Components of the Employment Report:
Nonfarm Payrolls: This figure represents the total number of paid workers in the U.S., excluding farm workers, government employees, private household employees, and employees of nonprofit organisations. It is a key measure of economic health and is closely watched by analysts and investors.
Unemployment Rate: The unemployment rate indicates the percentage of the total labor force that is unemployed and actively seeking employment. A lower unemployment rate suggests a healthier job market and overall economic growth.
Average Hourly Earnings: This metric tracks the average hourly wages of nonfarm workers, providing insights into changes in wage levels and purchasing power. Rising average hourly earnings may indicate inflationary pressures and increased consumer spending.
Labor Force Participation Rate: The labour force participation rate measures the proportion of the working-age population that is either employed or actively seeking employment. Changes in this rate reflect shifts in the willingness or ability of individuals to participate in the labour market.

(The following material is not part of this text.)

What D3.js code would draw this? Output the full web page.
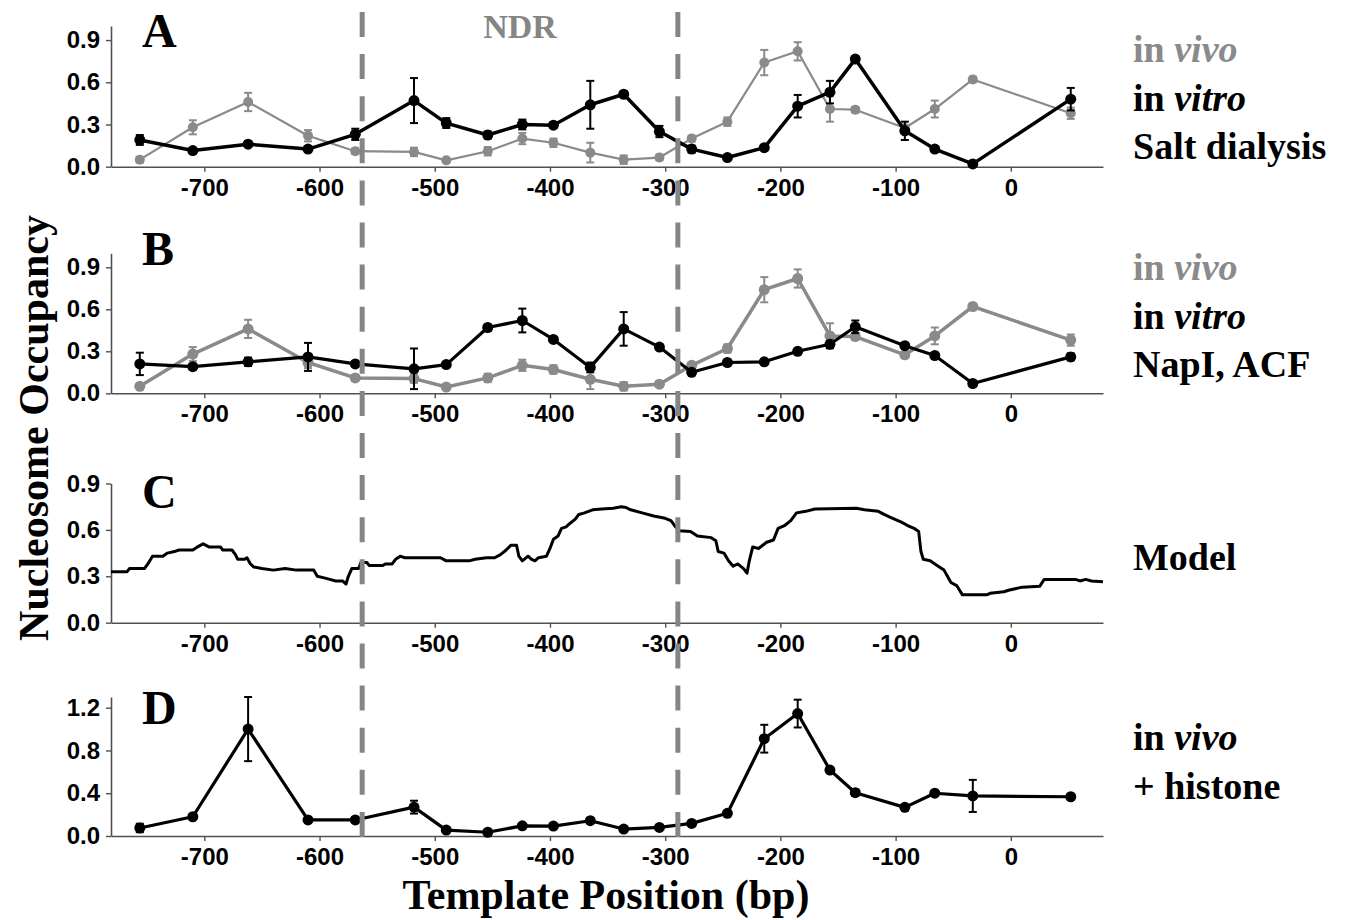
<!DOCTYPE html>
<html>
<head>
<meta charset="utf-8">
<script src="https://cdn.jsdelivr.net/npm/d3@7/dist/d3.min.js"></script>
<style>
  html, body { margin: 0; padding: 0; background: #fff; }
  svg { display: block; }
</style>
</head>
<body>
<script>
// ---------------- DATA ----------------
const positions = [-756, -710, -662, -610, -569, -518, -490, -454, -424, -397, -365, -336, -305, -277, -246, -214, -185, -157, -135, -92, -66, -33, 52];

const inVivo    = [0.05, 0.28, 0.46, 0.22, 0.11, 0.105, 0.045, 0.11, 0.20, 0.17, 0.10, 0.05, 0.065, 0.20, 0.32, 0.74, 0.82, 0.41, 0.405, 0.275, 0.41, 0.62, 0.38];
const inVivoErr = [0.02, 0.05, 0.065, 0.04, 0.02, 0.03, 0.01, 0.03, 0.04, 0.03, 0.07, 0.03, 0.02, 0.02, 0.03, 0.09, 0.065, 0.09, 0.02, 0.02, 0.06, 0.02, 0.04];

const saltDialysis    = [0.19, 0.115, 0.16, 0.125, 0.23, 0.47, 0.31, 0.225, 0.30, 0.295, 0.44, 0.515, 0.25, 0.125, 0.065, 0.135, 0.43, 0.53, 0.765, 0.255, 0.125, 0.02, 0.48];
const saltDialysisErr = [0.035, 0.015, 0.02, 0.02, 0.04, 0.16, 0.035, 0.025, 0.035, 0.02, 0.17, 0.02, 0.04, 0.025, 0.01, 0.015, 0.08, 0.08, 0.01, 0.065, 0.01, 0.01, 0.08];

const napAcf    = [0.21, 0.19, 0.225, 0.26, 0.21, 0.175, 0.205, 0.47, 0.52, 0.385, 0.185, 0.46, 0.33, 0.15, 0.22, 0.225, 0.30, 0.35, 0.475, 0.34, 0.27, 0.07, 0.26];
const napAcfErr = [0.08, 0.02, 0.03, 0.1, 0.015, 0.145, 0.015, 0.02, 0.085, 0.015, 0.035, 0.12, 0.01, 0.01, 0.01, 0.01, 0.01, 0.025, 0.045, 0.01, 0.01, 0.01, 0.025];

const histone    = [0.075, 0.18, 1.0, 0.15, 0.15, 0.27, 0.055, 0.035, 0.095, 0.093, 0.143, 0.065, 0.08, 0.118, 0.212, 0.91, 1.145, 0.617, 0.405, 0.268, 0.40, 0.375, 0.367];
const histoneErr = [0.04, 0.015, 0.3, 0.015, 0.015, 0.06, 0.01, 0.01, 0.015, 0.015, 0.015, 0.01, 0.01, 0.01, 0.01, 0.13, 0.13, 0.015, 0.03, 0.01, 0.02, 0.15, 0.01];

const modelPos = [-781,-767,-765,-752,-749,-745,-736,-732,-726,-722,-710,-706,-701,-696,-686,-684,-676,-673,-671,-665,-663,-660,-657,-650,-640,-630,-620,-605,-602,-596,-591,-586,-580,-577,-575,-572,-566,-564,-559,-557,-545,-543,-537,-534,-530,-526,-495,-490,-470,-465,-455,-448,-443,-438,-434,-429,-427,-424,-419,-416,-413,-410,-403,-400,-397,-393,-390,-386,-383,-378,-375,-370,-363,-355,-345,-338,-334,-330,-320,-310,-300,-295,-291,-288,-278,-272,-260,-256,-254,-249,-245,-241,-237,-232,-229,-227,-224,-219,-212,-206,-202,-196,-191,-186,-178,-170,-134,-127,-115,-110,-104,-95,-90,-84,-80,-78,-76,-70,-64,-58,-55,-52,-47,-42,-21,-18,-6,-2,10,25,29,56,60,65,70,80];
const modelVal = [0.33,0.33,0.35,0.35,0.38,0.43,0.43,0.45,0.46,0.47,0.47,0.49,0.51,0.49,0.49,0.47,0.47,0.44,0.41,0.41,0.42,0.38,0.36,0.35,0.34,0.35,0.34,0.34,0.30,0.29,0.28,0.27,0.27,0.25,0.30,0.35,0.35,0.39,0.39,0.37,0.37,0.38,0.38,0.41,0.43,0.42,0.42,0.40,0.40,0.41,0.42,0.42,0.44,0.47,0.50,0.50,0.43,0.40,0.43,0.41,0.40,0.42,0.43,0.48,0.54,0.56,0.61,0.62,0.64,0.67,0.70,0.71,0.73,0.735,0.74,0.75,0.745,0.73,0.71,0.69,0.675,0.66,0.62,0.595,0.59,0.56,0.55,0.53,0.46,0.45,0.40,0.365,0.38,0.35,0.32,0.40,0.49,0.48,0.52,0.535,0.61,0.63,0.66,0.71,0.72,0.735,0.74,0.73,0.72,0.70,0.68,0.65,0.63,0.61,0.59,0.46,0.41,0.40,0.37,0.34,0.30,0.26,0.24,0.18,0.18,0.19,0.20,0.21,0.23,0.235,0.28,0.28,0.27,0.28,0.27,0.265];

const xTicks = [-700, -600, -500, -400, -300, -200, -100, 0];
const yTicksABC = [0.0, 0.3, 0.6, 0.9];
const yTicksD = [0.0, 0.4, 0.8, 1.2];
const ndrBounds = [-563, -289];

// ---------------- LAYOUT ----------------
const W = 1353, H = 920;
const GRAY = "#8a8a8a";
const DASH_GRAY = "#858585";
const SERIF = "'Liberation Serif', 'Times New Roman', serif";
const SANS = "'Liberation Sans', Arial, sans-serif";

const svg = d3.select("body").append("svg").attr("width", W).attr("height", H)
  .style("background", "#fff");

const x = d3.scaleLinear().domain([-781, 80]).range([111, 1103]);

const panels = [
  { key: "A", domain: [0, 1.0], range: [166.7, 26], ticks: yTicksABC, letterY: 47 },
  { key: "B", domain: [0, 1.0], range: [393.3, 253.3], ticks: yTicksABC, letterY: 265 },
  { key: "C", domain: [0, 0.9], range: [622.7, 483.5], ticks: yTicksABC, letterY: 508 },
  { key: "D", domain: [0, 1.3], range: [836, 697], ticks: yTicksD, letterY: 724 }
];

function drawAxes(p, y) {
  const gx = svg.append("g").attr("transform", `translate(0,${p.range[0]})`)
    .call(d3.axisBottom(x).tickValues(xTicks).tickFormat(d => String(d))
      .tickSizeInner(5).tickSizeOuter(0).tickPadding(7));
  const gy = svg.append("g").attr("transform", `translate(${x.range()[0]},0)`)
    .call(d3.axisLeft(y).tickValues(p.ticks).tickFormat(d => d.toFixed(1))
      .tickSizeInner(5).tickSizeOuter(0).tickPadding(6));
  [gx, gy].forEach(g => {
    g.select(".domain").attr("stroke", "#505050").attr("stroke-width", 1.6);
    g.selectAll(".tick line").attr("stroke", "#505050").attr("stroke-width", 1.4);
    g.selectAll(".tick text").attr("fill", "#000")
      .style("font-family", SANS).style("font-weight", "bold").style("font-size", "24px");
  });
  svg.append("text").attr("x", 142).attr("y", p.letterY).text(p.key)
    .style("font-family", SERIF).style("font-weight", "bold").style("font-size", "48px");
}

function drawSeries(vals, errs, y, color, lw, r) {
  const pts = positions.map((d, i) => ({ x: d, v: vals[i], e: errs[i] }));
  const g = svg.append("g");
  g.append("path").datum(pts)
    .attr("fill", "none").attr("stroke", color).attr("stroke-width", lw)
    .attr("stroke-linejoin", "round")
    .attr("d", d3.line().x(d => x(d.x)).y(d => y(d.v)));
  const eb = g.selectAll(".eb").data(pts.filter(d => d.e > 0)).enter().append("g");
  eb.append("line").attr("x1", d => x(d.x)).attr("x2", d => x(d.x))
    .attr("y1", d => y(d.v - d.e)).attr("y2", d => y(d.v + d.e))
    .attr("stroke", color).attr("stroke-width", 2);
  [-1, 1].forEach(s => {
    eb.append("line").attr("x1", d => x(d.x) - 4).attr("x2", d => x(d.x) + 4)
      .attr("y1", d => y(d.v + s * d.e)).attr("y2", d => y(d.v + s * d.e))
      .attr("stroke", color).attr("stroke-width", 2);
  });
  g.selectAll("circle").data(pts).enter().append("circle")
    .attr("cx", d => x(d.x)).attr("cy", d => y(d.v)).attr("r", r).attr("fill", color);
}

function rightLabel(lines, yBase) {
  lines.forEach((ln, i) => {
    const t = svg.append("text").attr("x", 1133).attr("y", yBase + i * 48.5)
      .style("font-family", SERIF).style("font-weight", "bold").style("font-size", "38px")
      .attr("fill", ln.color || "#000");
    ln.parts.forEach(pt => {
      t.append("tspan").text(pt.t).style("font-style", pt.i ? "italic" : "normal");
    });
  });
}

// Panel A
{
  const p = panels[0];
  const y = d3.scaleLinear().domain(p.domain).range(p.range);
  drawAxes(p, y);
  drawSeries(inVivo, inVivoErr, y, GRAY, 2.2, 5);
  drawSeries(saltDialysis, saltDialysisErr, y, "#000", 3.5, 5.5);
  rightLabel([
    { parts: [{ t: "in " }, { t: "vivo", i: true }], color: GRAY },
    { parts: [{ t: "in " }, { t: "vitro", i: true }] },
    { parts: [{ t: "Salt dialysis" }] }
  ], 62);
}
// Panel B
{
  const p = panels[1];
  const y = d3.scaleLinear().domain(p.domain).range(p.range);
  drawAxes(p, y);
  drawSeries(inVivo, inVivoErr, y, GRAY, 3.5, 5.5);
  drawSeries(napAcf, napAcfErr, y, "#000", 3.2, 5.5);
  rightLabel([
    { parts: [{ t: "in " }, { t: "vivo", i: true }], color: GRAY },
    { parts: [{ t: "in " }, { t: "vitro", i: true }] },
    { parts: [{ t: "NapI, ACF" }] }
  ], 280);
}
// Panel C
{
  const p = panels[2];
  const y = d3.scaleLinear().domain(p.domain).range(p.range);
  drawAxes(p, y);
  const pts = modelPos.map((d, i) => ({ x: d, v: modelVal[i] }));
  svg.append("path").datum(pts)
    .attr("fill", "none").attr("stroke", "#000").attr("stroke-width", 3)
    .attr("stroke-linejoin", "round")
    .attr("d", d3.line().x(d => x(d.x)).y(d => y(d.v)));
  rightLabel([{ parts: [{ t: "Model" }] }], 570);
}
// Panel D
{
  const p = panels[3];
  const y = d3.scaleLinear().domain(p.domain).range(p.range);
  drawAxes(p, y);
  drawSeries(histone, histoneErr, y, "#000", 3.2, 5.5);
  rightLabel([
    { parts: [{ t: "in " }, { t: "vivo", i: true }] },
    { parts: [{ t: "+ histone" }] }
  ], 750);
}

// NDR dashed boundaries
ndrBounds.forEach(b => {
  svg.append("line").attr("x1", x(b)).attr("x2", x(b)).attr("y1", 12).attr("y2", 842)
    .attr("stroke", DASH_GRAY).attr("stroke-width", 5).attr("stroke-dasharray", "25,17.1");
});
svg.append("text").attr("x", x((ndrBounds[0] + ndrBounds[1]) / 2)).attr("y", 38)
  .attr("text-anchor", "middle").attr("fill", DASH_GRAY).text("NDR")
  .style("font-family", SERIF).style("font-weight", "bold").style("font-size", "34px");

// Axis titles
svg.append("text").attr("transform", "translate(48,428) rotate(-90)")
  .attr("text-anchor", "middle").text("Nucleosome Occupancy")
  .style("font-family", SERIF).style("font-weight", "bold").style("font-size", "42px");
svg.append("text").attr("x", 606).attr("y", 909)
  .attr("text-anchor", "middle").text("Template Position (bp)")
  .style("font-family", SERIF).style("font-weight", "bold").style("font-size", "42px");
</script>
</body>
</html>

Importance of the US Employment Report:
Indicator of Economic Health: The employment report serves as a barometer of the overall health of the economy. Positive trends, such as increasing nonfarm payrolls and declining unemployment rates, signal economic expansion, while negative trends may indicate contraction or stagnation.
Monetary Policy Implications: Central banks, including the Federal Reserve, closely monitor employment data to assess the need for monetary policy adjustments. Strong employment figures may prompt policymakers to consider tightening monetary policy to prevent overheating, while weak employment data may warrant accommodative measures to stimulate economic growth.
Market Reaction: Financial markets, including stocks, bonds, and currencies, often experience significant volatility in response to the release of the employment report. Positive employment data can boost investor confidence and drive equity markets higher, while negative surprises may lead to sell-offs and increased demand for safe-haven assets.
Consumer Sentiment and Spending: Employment trends directly influence consumer sentiment and spending patterns. Rising employment and wages typically translate to increased consumer confidence and discretionary spending, which are vital drivers of economic growth.